The Department of Human Services is freezing a program which helps low-income Oklahoma families pay for child care.

New applications within the child care subsidy program will soon be denied in an effort to save money.

Those who are currently enrolled in the system will not be impacted.

It’s those moms who are currently pregnant or those families who will soon need the financial help who are about to have to figure out a way to do without.

Baylea Brown is a single mom in the Oklahoma City area.

She relies on the state subsidy to help pay for child care for her 9-year-old son, Gavin, who has special needs.

“Because of the subsidy, I can pay my rent. I can pay for food,” she said.

It’s a subsidy that helps low-income Oklahoma families.

But, starting June 1, 2016, the program will be frozen.

“The agency has run out of money this year,” said Sheree Powell, spokesperson for DHS.

NewsChannel 4 obtained an internal memo from DHS.

The memo was sent out earlier this week, alerting employees to the changes that are coming.

The memo states “Due to the ongoing state budget shortfall, DHS will freeze enrollment for the child care subsidy program effective June 1, 2016.”

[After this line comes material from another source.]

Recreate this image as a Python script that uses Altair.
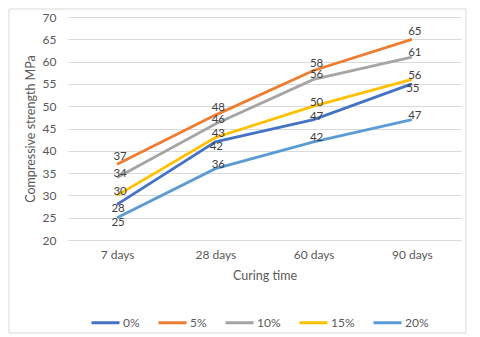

It goes on to say “Although new applications will not be approved, applicants still have the right to apply for the program and should not be prevented from doing so. However, applicants should be informed that all new applications will be denied. Notice of denial will be mailed to all who apply after the deadline. This decision cannot be appealed. However, if a client requests a hearing on this decision the request should be accepted and forwarded to the DHS Appeals Unit. The Appeals Unit will notify the applicant that the decision cannot be appealed.”

“We’re really concerned about the effects this will have,” Powell said. “We just simply have no choice.

“Families need these subsidies,” said Kelli Dupuy with Special Care in Oklahoma City. “It is critical.”

At Special Care, they serve special needs and “traditionally” developing children.

They worry what this change will mean for clients currently waiting to get in.

“I know it sounds like a word,” Dupuy said. “It’s a subsidy, but what it is, it’s acceptance. It’s opportunity. It’s safety for children.”

DHS also has concerns.

“Some of the things we’re concerned about is that families won’t be able to find quality child care, or they’ll start leaving their children in unsafe situations, maybe with relatives or friends who really aren’t qualified to care for their children,” Powell said.

“I’ve been trying to think what are parents supposed to do, and I can’t come up with a solution,” Brown said.

Brown’s glad her subsidy is safe, but she knows just how hard life will potentially be for the families who will soon be denied the help.

“That just sounds kind of impossible – to work and to pay bills and to have daycare,” she said,

DHS said exceptions to the freeze are children approved through CWS, children adopted through DHS who meet certain requirements (those requirements were not outlined), children in trial reunification and TANF recipients who are participating in an approved work activity.

As for just how big the impact could be, DHS said they have an average of 2,000 families a month apply for the assistance.

The deadline to enroll in the child care subsidy program is May 31, 2016.

Any application turned in after that date will be denied until further notice.